The Australian Securities and Investments Commission (ASIC) regulates licensed financial services providers.

How to verify:

  1. Search the ASIC Professional Registers (connectonline.asic.gov.au).
  2. Look for an AFSL number
  3. Confirm:
  • license status (Active);
  • services allowed;
  • company details.

Common trick:

Scammers often list an ASIC company number but offer services the license does not cover, such as CFDs or retail trading without permission.

Fake Broker Licenses: How to Verify Regulation in 10 Minutes

CySEC (European Union): Step-by-Step Check

The Cyprus Securities and Exchange Commission (CySEC) regulates many EU brokers.

How to verify:

  1. Open the CySEC Regulated Entities list (cysec.gov.cy/en-GB/regulated-entities/firm-search).
  2. Search the company
  3. Check:
  • license number;
  • passporting rights;
  • trading services allowed.

Warning:

Many scam platforms claim “EU regulation” without specifying CySEC — or use expired or suspended licenses.

Fake Broker Licenses: How to Verify Regulation in 10 Minutes

United States: SEC, CFTC, and NFA

This is where most confusion happens, and scammers exploit it aggressively. Important truth is that there is no single U.S. regulator for all brokers.
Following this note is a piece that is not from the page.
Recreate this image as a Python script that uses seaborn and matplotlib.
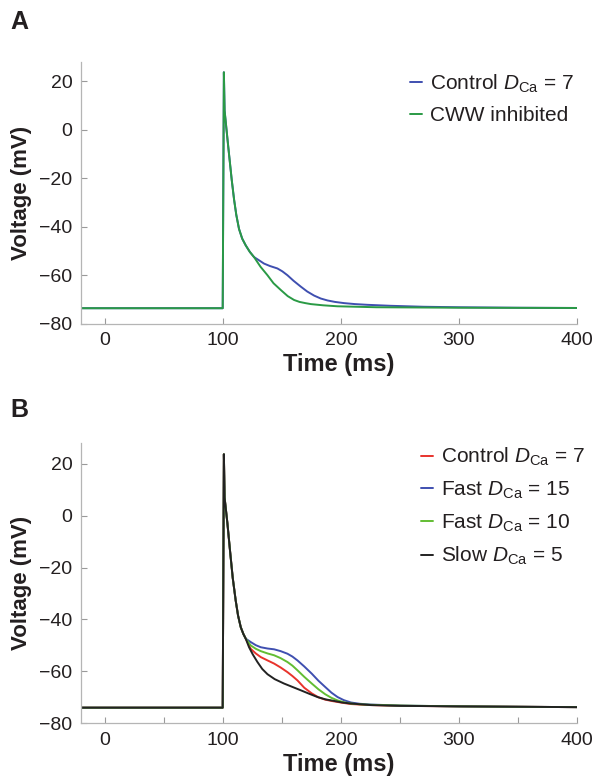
import pandas as pd
import seaborn as sns
import matplotlib.pyplot as plt
from matplotlib.ticker import MultipleLocator

# --- data (time in ms, voltage in mV) ---
# panel A: shared upstroke / early repolarisation
t_a_early = [-20, 100, 101.0, 101.6, 104.5, 107.6, 109.6, 111.5, 113.8, 116.5, 119.5, 123.0, 126.5]
v_a_early = [-73.5, -73.5, 23.8, 8.0, -6.0, -20.4, -28.6, -35.0, -40.8, -44.8, -47.6, -50.3, -52.4]

t_a_ctrl = [130, 135, 140, 146.3, 150.5, 154.8, 160, 166.1, 171.5, 177.4, 183, 188.7, 195,
            202.8, 212, 222.6, 242, 270, 300, 350, 400]
v_a_ctrl = [-53.5, -55.1, -56.1, -57.1, -58.3, -59.9, -62.2, -64.6, -66.6, -68.3, -69.5, -70.3,
            -70.9, -71.4, -71.8, -72.1, -72.5, -72.9, -73.1, -73.3, -73.4]
t_a_cww = [132, 137.9, 143, 149.2, 155, 160.4, 165, 170, 174.6, 185, 197, 230, 300, 400]
v_a_cww = [-56.4, -59.9, -63.2, -66.0, -68.5, -70.1, -70.9, -71.4, -71.8, -72.3, -72.7, -73.1,
           -73.3, -73.4]

# panel B: shared upstroke / early repolarisation
t_b_early = [-20, 100, 101.0, 101.6, 104.0, 106.2, 108.5, 111.0, 113.0, 115.3, 117.5, 119.5]
v_b_early = [-74.0, -74.0, 23.7, 7.0, -3.0, -13.5, -24.0, -32.7, -38.5, -43.0, -45.6, -47.4]

t_b_late = [123.7, 128, 132.2, 138, 143.5, 149, 154.8, 159, 163.3, 169, 175.4, 181, 186.7,
            192, 197.2, 202.5, 208.5, 216, 225.4, 250.8, 300, 400]
v_b_ctrl = [-51.3, -53.1, -54.5, -55.8, -57.0, -58.5, -60.3, -61.8, -63.5, -66.3, -68.5, -70.0,
            -70.9, -71.4, -71.8, -72.2, -72.6, -72.8, -73.0, -73.3, -73.5, -73.8]
v_b_fast15 = [-48.7, -49.9, -50.7, -51.2, -51.5, -52.2, -53.2, -54.3, -55.8, -58.1, -60.9, -63.6,
              -66.0, -68.2, -69.9, -71.1, -72.0, -72.5, -72.8, -73.2, -73.5, -73.8]
v_b_fast10 = [-50.0, -51.3, -52.2, -53.1, -53.8, -54.9, -56.4, -57.8, -59.6, -62.1, -64.7, -66.9,
              -68.8, -70.2, -71.2, -71.9, -72.4, -72.7, -72.9, -73.2, -73.5, -73.8]
t_b_slow = [122.3, 125.5, 129.4, 133.5, 137.9, 144, 151.9, 159, 166.1, 173, 180.2, 187, 194.3,
            201, 208.5, 225.4, 250.8, 300, 400]
v_b_slow = [-50.7, -53.5, -56.4, -59.1, -61.1, -63.0, -64.7, -66.0, -67.3, -68.6, -69.9, -70.8,
            -71.4, -72.0, -72.4, -73.0, -73.3, -73.5, -73.8]

lab_a = ['Control $D_{\\mathrm{Ca}}$ = 7', 'CWW inhibited']
lab_b = ['Control $D_{\\mathrm{Ca}}$ = 7', 'Fast $D_{\\mathrm{Ca}}$ = 15',
         'Fast $D_{\\mathrm{Ca}}$ = 10', 'Slow $D_{\\mathrm{Ca}}$ = 5']
col_a = ['#3f4fb0', '#2a9a45']
col_b = ['#e8332c', '#3f4fb0', '#62bd33', '#222222']

x_ticks = [0, 100, 200, 300, 400]
y_ticks = [-80, -60, -40, -20, 0, 20]


def long_df(series, labels):
    parts = []
    for (t, v), lab in zip(series, labels):
        parts.append(pd.DataFrame({'t': t, 'v': v, 'trace': lab}))
    return pd.concat(parts, ignore_index=True)


df_a = long_df([(t_a_early + t_a_ctrl, v_a_early + v_a_ctrl),
                (t_a_early + t_a_cww, v_a_early + v_a_cww)], lab_a)
df_b = long_df([(t_b_early + t_b_late, v_b_early + v_b_ctrl),
                (t_b_early + t_b_late, v_b_early + v_b_fast15),
                (t_b_early + t_b_late, v_b_early + v_b_fast10),
                (t_b_early + t_b_slow, v_b_early + v_b_slow)], lab_b)

sns.set_style('ticks')
plt.rcParams['font.family'] = ['Liberation Sans', 'DejaVu Sans']
plt.rcParams['mathtext.fontset'] = 'custom'
plt.rcParams['mathtext.rm'] = 'Liberation Sans'
plt.rcParams['mathtext.it'] = 'Liberation Sans:italic'
txt = '#231f20'

fig = plt.figure(figsize=(5.95, 7.76), dpi=100)
ax_a = fig.add_axes([0.136, 0.5825, 0.834, 0.3375])
ax_b = fig.add_axes([0.136, 0.068, 0.834, 0.361])

for ax, df, labs, cols, leg_xy in [(ax_a, df_a, lab_a, col_a, (0.663, 0.96)),
                                   (ax_b, df_b, lab_b, col_b, (0.685, 0.99))]:
    sns.lineplot(data=df, x='t', y='v', hue='trace', hue_order=labs,
                 palette=dict(zip(labs, cols)), sort=False, estimator=None,
                 linewidth=1.4, ax=ax)
    ax.set_xlim(-20, 400)
    ax.set_ylim(-80, 28)
    ax.set_xticks(x_ticks)
    ax.set_yticks(y_ticks)
    ax.tick_params(direction='in', length=4, width=0.8, color='#9a9a9a',
                   labelsize=14, labelcolor=txt, pad=6)
    for s in ['top', 'right']:
        ax.spines[s].set_visible(False)
    for s in ['left', 'bottom']:
        ax.spines[s].set_color('#b5b5b5')
        ax.spines[s].set_linewidth(0.9)
    ax.set_xlabel('Time (ms)', fontsize=17, fontweight='bold', color=txt, labelpad=3, x=0.52)
    ax.set_ylabel('Voltage (mV)', fontsize=16, fontweight='bold', color=txt, labelpad=5)
    ax.legend(loc='upper left', bbox_to_anchor=leg_xy, frameon=False, fontsize=15,
              handlelength=0.6, handletextpad=0.35, borderpad=0, borderaxespad=0,
              labelspacing=0.55, labelcolor=txt)

ax_b.xaxis.set_minor_locator(MultipleLocator(50))
ax_b.tick_params(which='minor', direction='in', length=4, width=0.8, color='#9a9a9a')

fig.text(0.017, 0.962, 'A', fontsize=18, fontweight='bold', color=txt)
fig.text(0.017, 0.463, 'B', fontsize=18, fontweight='bold', color=txt)

plt.savefig('out.png', dpi=100)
Each regulator covers different activities.

SEC (Securities and Exchange Commission)

Regulates:

  • securities brokers;
  • investment advisors.

Does NOT regulate:

  • retail forex;
  • CFDs;
  • most crypto platforms.

Check using SEC IAPD (adviserinfo.sec.gov) or EDGAR (sec.gov/edgar/search) databases.

Common scam claim: “SEC registered” — without proof of authorization.

CFTC (Commodity Futures Trading Commission)

Regulates:

  • futures;
  • commodities;
  • some forex activity.

You can’t directly find a “broker list” on the CFTC site the way you can with FCA or ASIC. However, you can use the CFTC database to check for:

  • any history of interaction with the CFTC (e.g., filings, registrations, public records);
  • mentions of disciplinary actions against the company;
  • official warnings or enforcement notices issued by the regulator.

If a broker claims it is regulated by the CFTC, but there is no evidence of registration or authorization, that should be a major red flag.

NFA (National Futures Association)

Any broker claiming U.S. forex or futures regulation must be listed in NFA BASIC.

How to verify:

  1. Open NFA BASIC (www.nfa.futures.org/basicnet).
  2. Search the company.
  3. Confirm:
  • status: active;
  • registration category;
  • permitted activities.

If a broker claims “U.S. regulated” but is not in NFA — it is almost always a scam.

Fake Broker Licenses: How to Verify Regulation in 10 Minutes

Typical Red Flags in Fake Licenses

Watch for these warning signs:

  • no license number provided;
  • screenshots instead of registry links;
  • claims like “international license”;
  • fake seals or badges;
  • pressure to trust regulation instead of showing proof.

Legitimate brokers expect users to verify them. Scammers avoid it.

What to Do If the License Doesn’t Check Out

If verification fails:

  • do not deposit money;
  • stop communication;
  • document false claims;
  • treat the platform as unregulated.

If money was already sent, this information becomes critical evidence for disputes or chargeback analysis.

Final Takeaway

Fake regulation is not a technical trick — it’s a psychological one. Scammers don’t rely on complexity. They rely on assumptions. You don’t need to trust promises, documents, or “support managers.” You only need one thing: independent verification.

Ten minutes can save you years of stress — and thousands of dollars.